3. If you include #UVA in a tweet or photo, you're asking our entire community to see it.
I imagine that some were thinking "Dean J, the New York Times just said 31% of admission officers look students up online. What's that about?" That statistic was generated from a phone survey of 381 admission officers (that's not a huge sample). I'm fairly certain I got the call because I vaguely remember thinking the questions were strangely worded. They didn't ask about how systematic Googling applicant names was. They ask if we had ever done it.
Here are three instances where I might turn to the internet for more information while reading a file and some real examples from my career:
1. There's something really, really cool in a file.
I'm starting with my favorite instance, but this isn't a daily thing. Every now and then, a student talks about something that interests me and I turn to Google to get some more information about it.
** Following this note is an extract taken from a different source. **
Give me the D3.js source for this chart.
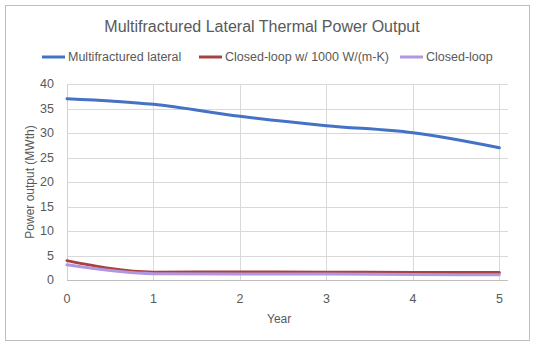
<!DOCTYPE html>
<html>
<head>
<meta charset="utf-8">
<script src="https://cdn.jsdelivr.net/npm/d3@7"></script>
<style>
  body { margin: 0; background: #fff; }
  svg text { font-family: "Liberation Sans", Arial, sans-serif; fill: #595959; }
</style>
</head>
<body>
<svg id="chart" width="536" height="347"></svg>
<script>
// yearly thermal power (MWth)
const years = [0, 1, 2, 3, 4, 5];
const lateral = [37.0, 35.85, 33.4, 31.5, 30.05, 27.0];
const closedLoopCond = [3.95, 1.6, 1.65, 1.6, 1.55, 1.55];
const closedLoop = [3.1, 1.3, 1.2, 1.2, 1.1, 1.05];
const yTicks = [0, 5, 10, 15, 20, 25, 30, 35, 40];

const series = [
  { name: "Multifractured lateral", values: lateral, color: "#4472C4" },
  { name: "Closed-loop w/ 1000 W/(m-K)", values: closedLoopCond, color: "#A8423F" },
  { name: "Closed-loop", values: closedLoop, color: "#B196E0" }
];

const svg = d3.select("#chart");

// outer chart frame
svg.append("rect")
  .attr("x", 5.5).attr("y", 5.5)
  .attr("width", 524).attr("height", 335)
  .attr("fill", "#fff")
  .attr("stroke", "#bfbfbf");

const x = d3.scaleLinear().domain([0, 5.1]).range([67, 508]);
const y = d3.scaleLinear().domain([0, 40]).range([280, 84]);

// gridlines
svg.append("g").selectAll("line")
  .data(yTicks.slice(1))
  .enter().append("line")
  .attr("x1", x(0)).attr("x2", x.range()[1])
  .attr("y1", d => Math.round(y(d)) + 0.5).attr("y2", d => Math.round(y(d)) + 0.5)
  .attr("stroke", "#d9d9d9").attr("stroke-width", 1);

svg.append("g").selectAll("line")
  .data(years.slice(1))
  .enter().append("line")
  .attr("x1", d => Math.round(x(d)) + 0.5).attr("x2", d => Math.round(x(d)) + 0.5)
  .attr("y1", y(40)).attr("y2", y(0))
  .attr("stroke", "#d9d9d9").attr("stroke-width", 1);

// axis lines
svg.append("line")
  .attr("x1", x(0)).attr("x2", x.range()[1])
  .attr("y1", Math.round(y(0)) + 0.5).attr("y2", Math.round(y(0)) + 0.5)
  .attr("stroke", "#bfbfbf");
svg.append("line")
  .attr("x1", Math.round(x(0)) + 0.5).attr("x2", Math.round(x(0)) + 0.5)
  .attr("y1", y(40)).attr("y2", y(0))
  .attr("stroke", "#d0d0d0");

// tick labels
svg.append("g").selectAll("text")
  .data(yTicks)
  .enter().append("text")
  .attr("x", 54).attr("y", d => y(d))
  .attr("dy", "0.35em")
  .attr("text-anchor", "end")
  .style("font-size", "12.5px")
  .text(d => d);

svg.append("g").selectAll("text")
  .data(years)
  .enter().append("text")
  .attr("x", d => x(d)).attr("y", 299)
  .attr("dy", "0.35em")
  .attr("text-anchor", "middle")
  .style("font-size", "12.5px")
  .text(d => d);

// axis titles
svg.append("text")
  .attr("x", x(2.5) - 4).attr("y", 319)
  .attr("dy", "0.35em")
  .attr("text-anchor", "middle")
  .style("font-size", "12px")
  .text("Year");

svg.append("text")
  .attr("transform", `translate(30, ${y(20)}) rotate(-90)`)
  .attr("dy", "0.35em")
  .attr("text-anchor", "middle")
  .style("font-size", "12px")
  .text("Power output (MWth)");

// series lines
const line = d3.line()
  .x((d, i) => x(years[i]))
  .y(d => y(d))
  .curve(d3.curveMonotoneX);

svg.append("g").selectAll("path")
  .data(series)
  .enter().append("path")
  .attr("d", d => line(d.values))
  .attr("fill", "none")
  .attr("stroke", d => d.color)
  .attr("stroke-width", 3)
  .attr("stroke-linecap", "round");

// title
svg.append("text")
  .attr("x", 262).attr("y", 26)
  .attr("dy", "0.35em")
  .attr("text-anchor", "middle")
  .style("font-size", "16px")
  .text("Multifractured Lateral Thermal Power Output");

// legend, items placed one after another
const legendStarts = [42, 199, 400];
const legend = svg.append("g").selectAll("g")
  .data(series)
  .enter().append("g")
  .attr("transform", (d, i) => `translate(${legendStarts[i]}, 57)`);

legend.append("line")
  .attr("x1", 0).attr("x2", 23)
  .attr("stroke", d => d.color)
  .attr("stroke-width", 3);

legend.append("text")
  .attr("x", 26)
  .attr("dy", "0.35em")
  .style("font-size", "12.5px")
  .text(d => d.name);
</script>
</body>
</html>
Several years ago, when cupcakes were just starting to enjoy a surge in popularity, a student wrote about starting her own cupcake business. She researched best practices for small businesses, analyzed costs, and launched a true business. I was so impressed (and probably hungry) that I searched for the business name to see the fabulous cupcakes about which I had just read.
Now I want a cupcake.
2. I need more information about a school.
This is probably the most common situation for me. Your college counselor submits a high school profile with their part of the application. Profiles explain the hierarchy of the curriculum in place at schools, grading scales, and methodologies for calculating statistics like GPA and rank. I'm sure you're aware that these things vary a lot from school to school. Once in a while, there's something missing from the profile and I usually turn to the web to find the information if it's after hours and I know there isn't going to be a counselor to talk to by phone.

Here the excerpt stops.